Swing the tone arm over to the center hole and check the needle's tip for wear, looking at it through the hole with a 10X loupe. The tip should be uniformly rounded, without flat areas. If the needle needs replacement due to wear or rust, carefully twist it out through the center hole, holding the metal tone arm with pliers so you don't bend it. You can find replacement needles on the Parts page.

Use Testors glue, epoxy or Weldene to repair the cracks in the case, and give it at least a day to cure.


To restore a broken crank hub flange, jam the crank into Sculpey or plasticine and rotate the remnant of the flange until you have a mold. (If the flange is completely gone, press a 5/8" diameter washer into the clay to make the mold.) Remove the crank and scrupulously scrape the broken plastic hub clean. Remove any remaining oil from the plastic with gasoline or naphtha. Replace the crank and prop it in place, then mix some slow-set epoxy glue and drip it into the mold. Give it a day to cure. Remove the casting and sand or file away any irregularities.


You'll need one of these, a #6 11/32" push-on retainer, to replace the broken one.


Reassemble the parts.


Note that the push-on retainer has to be aligned so that two of the four legs of its X-shaped hole align with the two "ears" on the crankshaft rod; then the retainer is pushed past those ears until it holds the record snugly against the red plastic crankshaft hub.
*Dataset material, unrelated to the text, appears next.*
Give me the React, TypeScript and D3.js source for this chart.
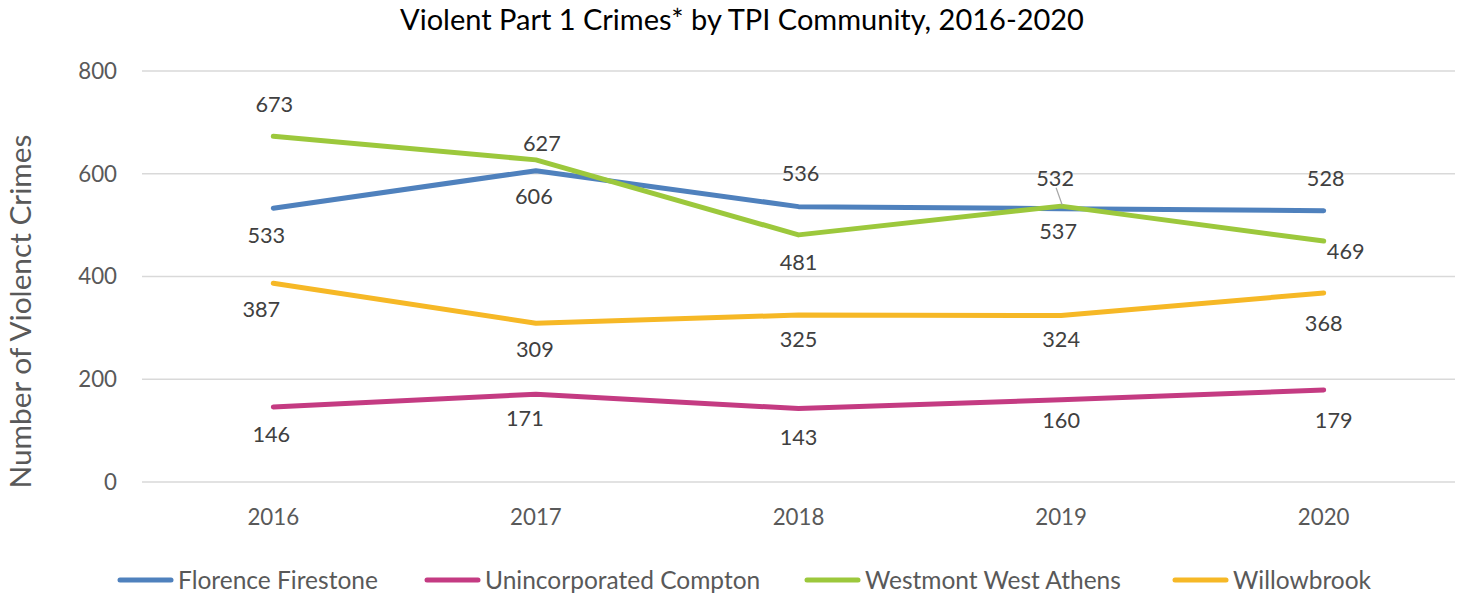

The square part of the hub has to fit into the square hole in the record, of course, and the other set of ears on the crank has to fit down inside the hub.

Also note the correct position of the reset cam spring above.

Test the repaired mechanism thoroughly before gluing the sounding board back onto the case. Hold a sheet of rigid clear plastic where the sounding board should be while you turn the crank. Listen to the recording and watch the action of the reset cam to make sure everything's working properly.


Here you can see the epoxy restoration of the hub flange. You can paint it to match if you like. If your crank is missing, you can try making your own, to these measurements, out of 1/8" steel rod. Good luck.


Glue the cardboard sounding board back onto the plastic case with Testors-type glue, weight it in place and give it a day to cure. If your sounding board is damaged, replace it with a thin sheet of styrene from the hobby shop. Tape the metal speaker cover more securely in place than the original single strip of cellophane tape.